Yoga is Intimidating: Chronicles of the Illusive "Insta-peace"
March 24, 2014
Let's face it, it is.
Unless you're super bendy and have a bright and shiny rainbow face on all the time, the thought of taking up yoga can be quite intimidating. And with reason! I remember my perceptions of yoga when I firt started practising. I thought "Oh wow, is this right for me? I'm not calm and collected, I'm a mess!" I thought that you came onto your mat and boom, instapeace. And I thought that you had to be peaceful to begin with to get on your mat. You see how this is confusing?
Here is a beautiful reality, beyond all the illusive yoga philosophy is a really solid message: come to your mat as you are, set an intention, and transformation will follow.
"But Jessica, I'm not necessarily interested in transformation. I just want a good stretch!"
Well alright then, come to your mat as you are, get a good stretch, and still, transformation will follow.
I came to yoga interested in only the physical aspects of it. I wanted to be stronger, leaner, more flexible and, of course, to be able to do advanced poses so I could post photos of how cool they all were on my instagram. My first class kicked my butt. It was then that I began to respect yoga. Let me tell you: YOGA IS NOT CALM. It burns! It fires up muscles you didn't know existed! But you see these people gracefully moving through space and you wonder, well, there's got to be something to it. And so I practised and I practised. And I found myself gravitating towards it more and more. I went from once a week to 5 days a week. Of course, like a true modern human, I expected immidiate results. But here's the thing: you don't get runners high on your first run. In fact, for months you may be running and still feel like you're part of a really terrible horror film. The trick: after training for a few months all of a sudden, boom, you feel it! You actually want to keep going. You feel elevated and motivated. THIS is the moment you were waiting for!
Welp the same applies to yoga. I expected to get on my mat and find instapeace. Instead I gravitated towards the postures and, within a few months, then began to experience yoga.

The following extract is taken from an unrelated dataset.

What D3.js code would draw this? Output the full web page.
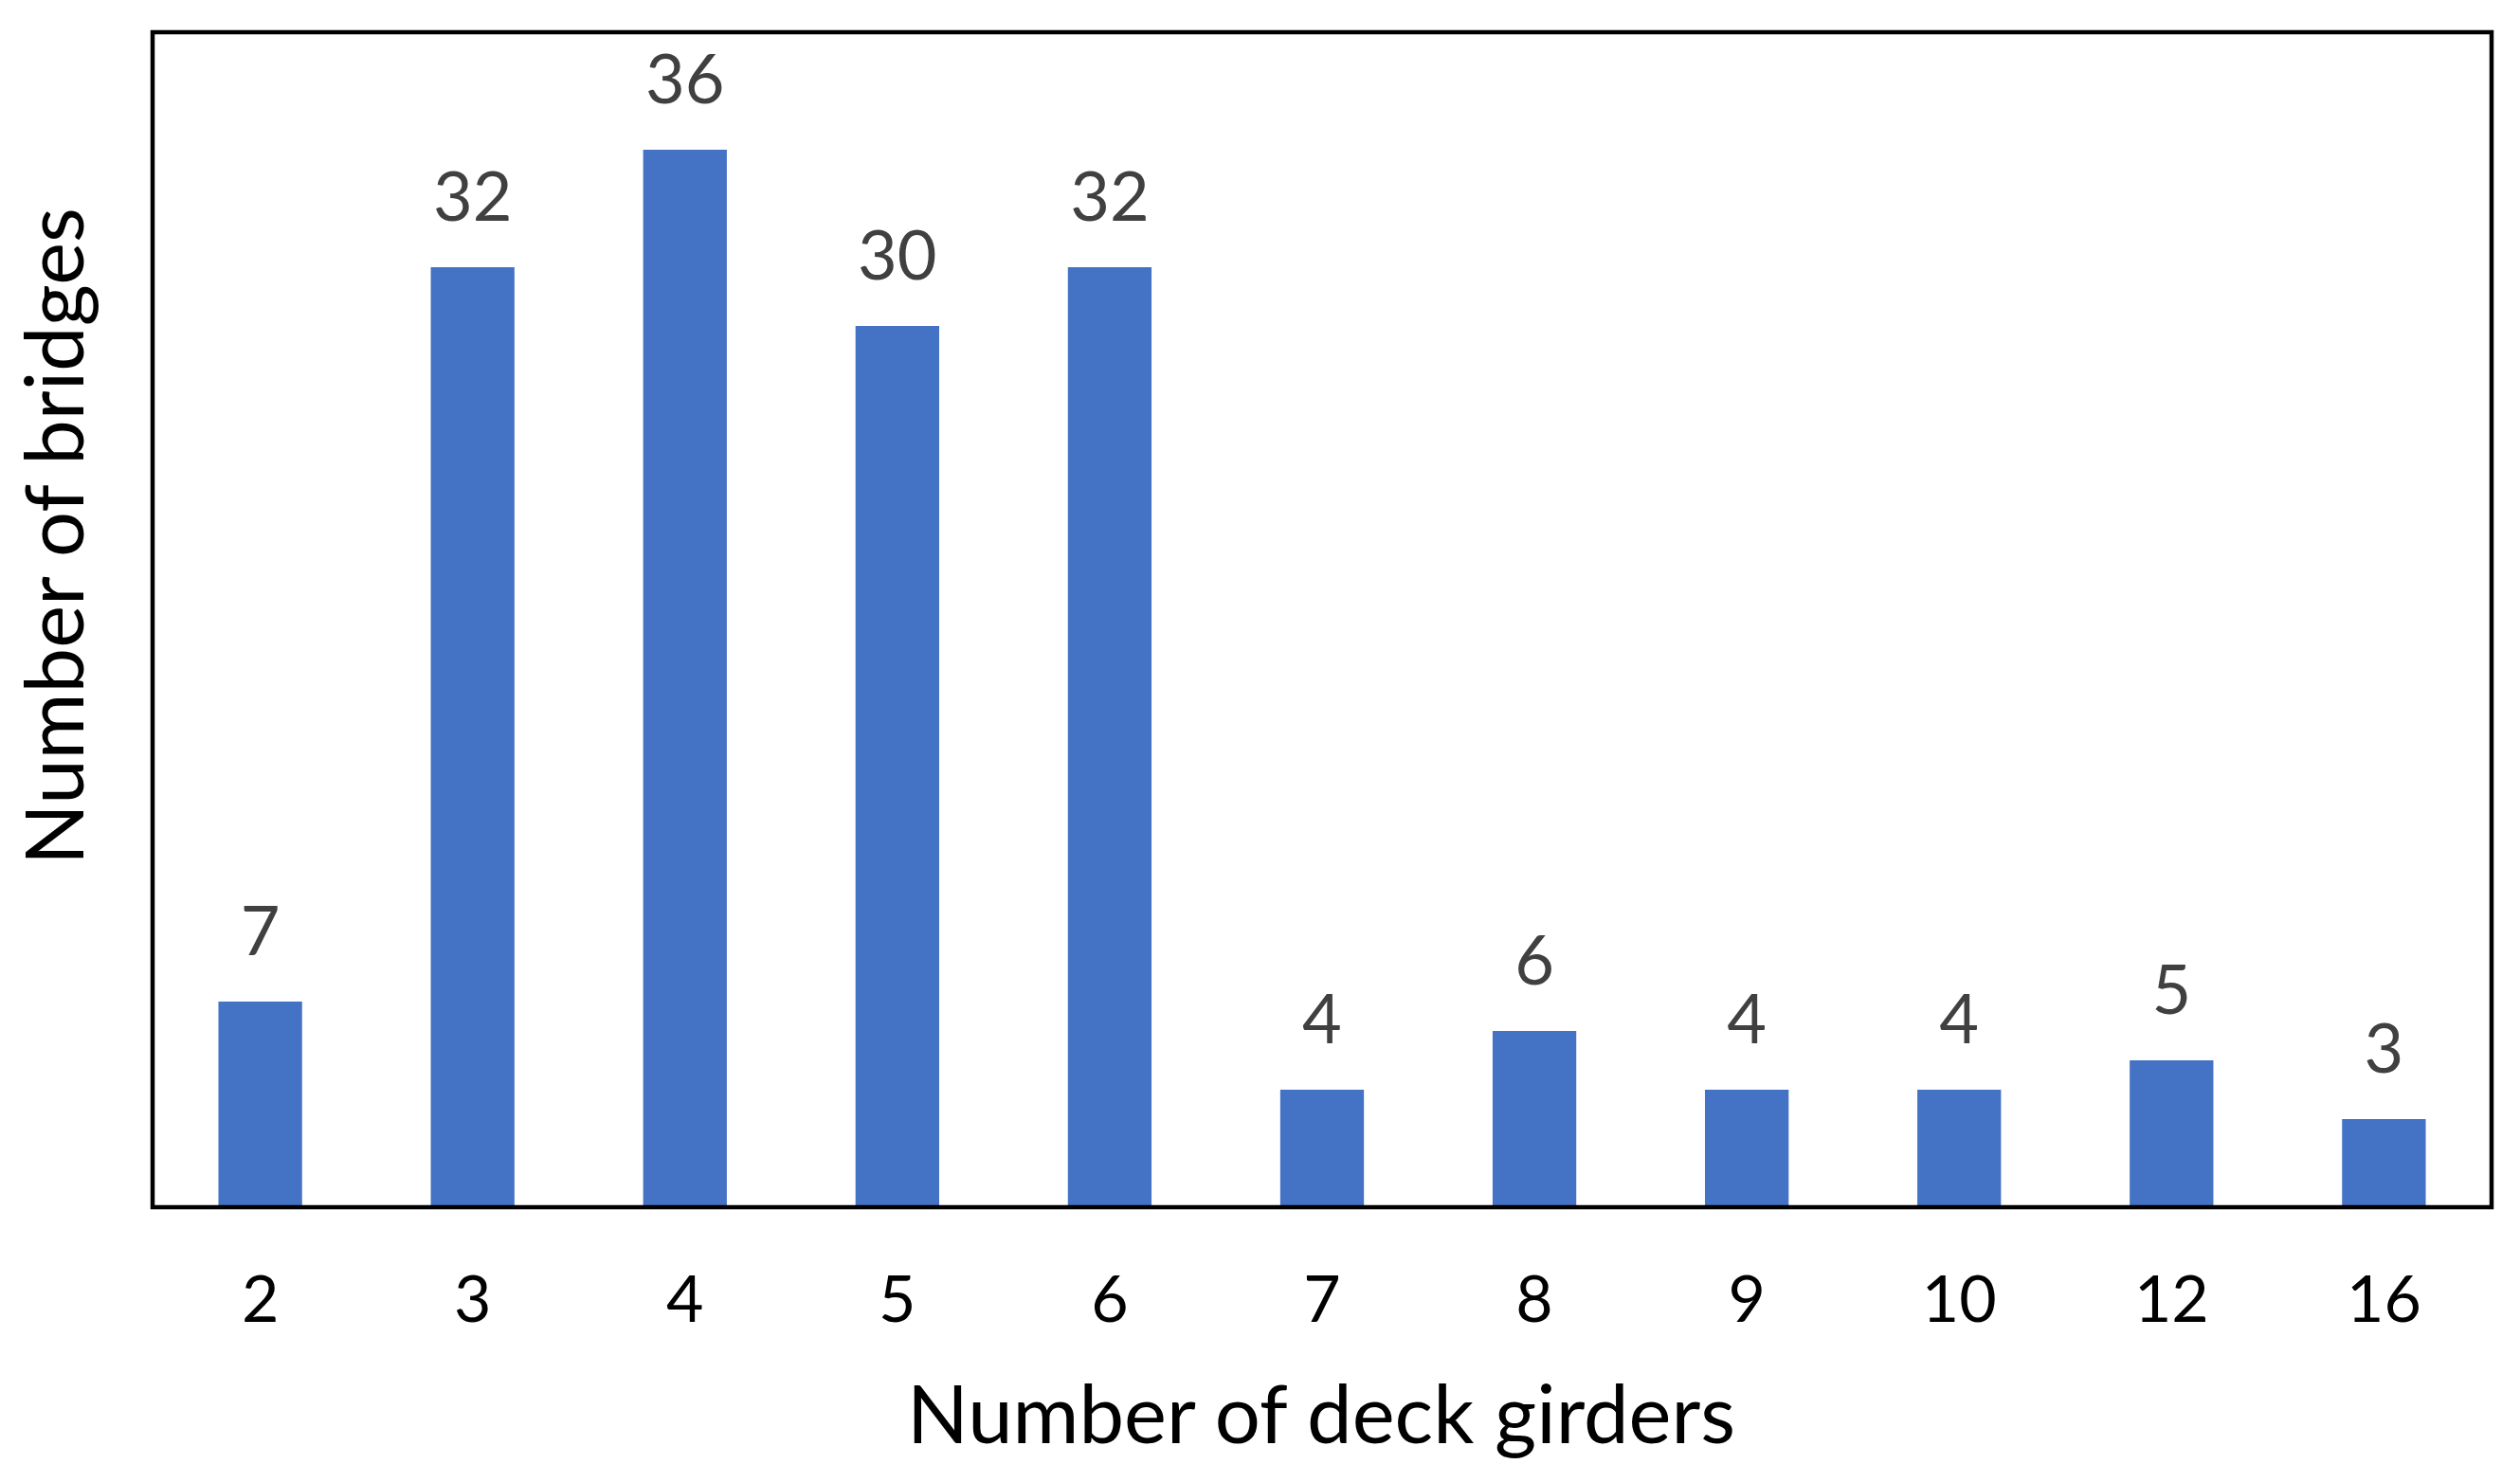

Moral of the story: yoga doesn't have to be intimidating. Your life is chaotic? Great! So is mine. You're not peaceful? Well, neither am I during 5 a'clock traffic. Yoga is chaos. And for an hour out of the day or maybe even week, you can commit to being fully present. Even if it means just focusing on your breath. Or even if it means trying to be present and only achieving about 5 to 10 minutes of said illusive presence. We're not perfect. Every yoga practice isn't going to be perfect. But if the intention is there and your heart is in it, then there is absolutely no way you won't be carried into a healthy practice. Whether it takes a month, a year, 5 years: yoga will come to you if you call out for it.